Life expectancy refers to the length of time a person born in a given year can expect to live. Dobis and her colleagues analyzed on a county-by-county basis how life expectancy in 2014 has changed from a 1980 baseline, using data from more than 3,000 U.S. counties.
They developed a statistical model to determine the relationship between a dozen community variables and each county’s 2014 life expectancy, while controlling for personal variables that are known to be important, such as sex, race, education, single-parent status, obesity, and alcohol use.
The community variables they examined included health care access, population growth and density, fast food restaurants, healthy food access, employment by sector, urbanization, and social capital, which measures the networks and bonds providing social cohesion among residents. They looked at each variable in isolation while holding others constant, allowing them to determine which variables independently exert the strongest effect on life expectancy.

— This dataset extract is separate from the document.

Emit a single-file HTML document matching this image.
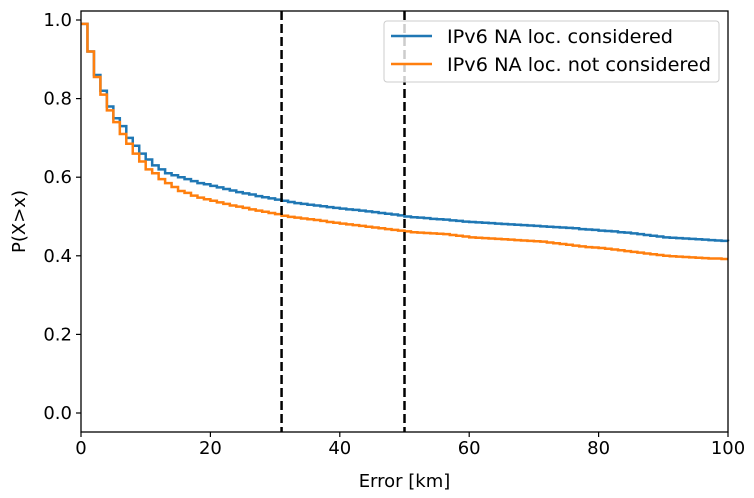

The researchers found that a county’s 1980 life expectancy value strongly predicted variations in the 2014 value, but it didn’t account for all of the variation.
“When we controlled for historical life expectancy, we found three additional community factors that each exert a significant negative effect—a greater number of fast food restaurants, higher population density, and a greater share of jobs in mining, quarrying, and oil and gas extraction,” Dobis said. “For example, for every one percentage point increase in the number of fast food restaurants in a county, life expectancy declined by .004 years for men and .006 years for women.”

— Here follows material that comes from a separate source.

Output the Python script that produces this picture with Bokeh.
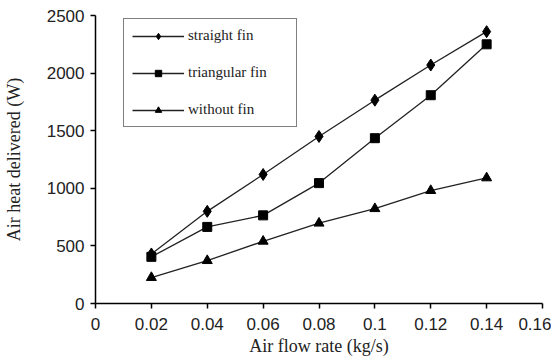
from bokeh.plotting import figure
from bokeh.models import Legend, LegendItem, FixedTicker, Range1d
from bokeh.embed import file_html
from bokeh.resources import INLINE

flow_rate = [0.02, 0.04, 0.06, 0.08, 0.1, 0.12, 0.14]
straight_fin = [430, 800, 1120, 1450, 1765, 2070, 2360]
triangular_fin = [405, 665, 765, 1045, 1435, 1808, 2250]
without_fin = [225, 372, 540, 697, 823, 980, 1090]

x_ticks = [0, 0.02, 0.04, 0.06, 0.08, 0.1, 0.12, 0.14, 0.16]
x_tick_labels = ["0", "0.02", "0.04", "0.06", "0.08", "0.1", "0.12", "0.14", "0.16"]
y_ticks = [0, 500, 1000, 1500, 2000, 2500]
y_tick_labels = ["0", "500", "1000", "1500", "2000", "2500"]

p = figure(frame_width=447, frame_height=288, output_backend="svg", toolbar_location=None,
           x_range=Range1d(0, 0.16), y_range=Range1d(0, 2500),
           min_border_left=92, min_border_right=9, min_border_top=15, min_border_bottom=56)
p.outline_line_color = None
p.xgrid.grid_line_color = None
p.ygrid.grid_line_color = None

line_color = "#222222"
r1l = p.line(flow_rate, straight_fin, line_color=line_color, line_width=1.3)
r1m = p.scatter(flow_rate, straight_fin, marker="diamond", size=12, fill_color="black", line_color="black")
r2l = p.line(flow_rate, triangular_fin, line_color=line_color, line_width=1.3)
r2m = p.scatter(flow_rate, triangular_fin, marker="square", size=9, fill_color="black", line_color="black")
r3l = p.line(flow_rate, without_fin, line_color=line_color, line_width=1.3)
r3m = p.scatter(flow_rate, without_fin, marker="triangle", size=10, fill_color="black", line_color="black")

for ax in (p.xaxis[0], p.yaxis[0]):
    ax.axis_line_color = "black"
    ax.axis_line_width = 1.5
    ax.major_tick_line_color = "black"
    ax.major_tick_line_width = 1.5
    ax.major_tick_out = 5
    ax.major_tick_in = 0
    ax.minor_tick_line_color = None
    ax.major_label_text_font = "Liberation Sans"
    ax.major_label_text_font_size = "17px"
    ax.major_label_text_color = "#222222"
    ax.axis_label_text_font = "Liberation Serif"
    ax.axis_label_text_font_size = "18px"
    ax.axis_label_text_font_style = "normal"
    ax.axis_label_text_color = "#222222"

p.xaxis.ticker = FixedTicker(ticks=x_ticks)
p.xaxis.major_label_overrides = dict(zip(x_ticks, x_tick_labels))
p.yaxis.ticker = FixedTicker(ticks=y_ticks)
p.yaxis.major_label_overrides = dict(zip(y_ticks, y_tick_labels))
p.xaxis.axis_label = "Air flow rate (kg/s)"
p.yaxis.axis_label = "Air heat delivered (W)"
p.xaxis.major_label_standoff = 9
p.yaxis.major_label_standoff = 6
p.xaxis.axis_label_standoff = 3
p.yaxis.axis_label_standoff = 20

legend = Legend(items=[
    LegendItem(label="straight fin", renderers=[r1l, r1m]),
    LegendItem(label="triangular fin", renderers=[r2l, r2m]),
    LegendItem(label="without fin", renderers=[r3l, r3m]),
], location=(28, 176))
legend.padding = 8
legend.margin = 0
legend.spacing = 20
legend.label_height = 16
legend.glyph_height = 16
legend.glyph_width = 52
legend.label_standoff = 4
legend.label_width = 100
legend.label_text_font = "Liberation Serif"
legend.label_text_font_size = "15px"
legend.label_text_color = "#222222"
legend.border_line_color = "black"
legend.border_line_width = 1.5
legend.background_fill_color = "white"
legend.background_fill_alpha = 1.0
p.add_layout(legend, "center")

open("out.html", "w").write(file_html(p, INLINE))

This represents a 15-20 days shorter life span for every man, woman and child in a community, for each 10 percentage point increase in fast food restaurants in a community—or a 150-200 day shorter life span if the number of fast food restaurants were to double.
Similarly, a one percentage point increase in a county’s share of jobs in the mining, quarrying, oil and gas sectors was found to decrease average life expectancy by .04 years for men (or 15 days) and .06 years (22 days) for women.
The research, which was published recently in Social Science and Medicine, also revealed several community factors that are positively related to life expectancy, including a growing population, good access to physicians, and a greater level of social cohesion.
“We were surprised by the strong positive contribution of social capital to life expectancy within communities,” said NERCRD Director Stephan Goetz, professor of agricultural economics and regional economics at Penn State and a co-author on the study. “Places with residents who stick together more on a community or social level also appear to do a better of job of helping people in general live longer.”
“Another interesting finding was that lower population density, or living in more rural areas, is associated with higher life expectancy,” Goetz said. “This suggests that living in large, densely-settled metropolitan areas, with all of their amenities and other advantages, comes at the expense of lower life expectancy, at least in a statistical sense.”
In addition to being the first life-expectancy study to include community variables in a county-level analysis, this also was the first study to statistically analyze the extent to which disparities in life expectancy are geographically clustered. This analysis revealed some striking patterns.
“We found exceptionally low life expectancies in the areas of the Pine Ridge and Rosebud Reservations in South Dakota,” Dobis said. “We found similar ‘cold spots’ of low life expectancy in the arctic and interior portions of Alaska, the Deep South surrounding the Mississippi River, and in the Appalachian regions of Kentucky and West Virginia.”
The research also revealed four “hot spots” of high life expectancy: a section of the Northeast spanning from Philadelphia to New England, southern Minnesota and the eastern Dakotas into Nebraska, an area in Colorado, and an area spanning central Idaho into the upper Rocky Mountains.
The team’s findings have important policy implications, as they suggest that certain aspects of the built environment can be changed to enhance life expectancy. For example, public places that promote social interaction could increase a community’s social capital levels, which in turn promote longer lifespans.
In addition to Dobis and Goetz, other members of the research team include Heather Stephens of West Virginia University and Mark Skidmore of Michigan State University and the North Central Regional Center for Rural Development.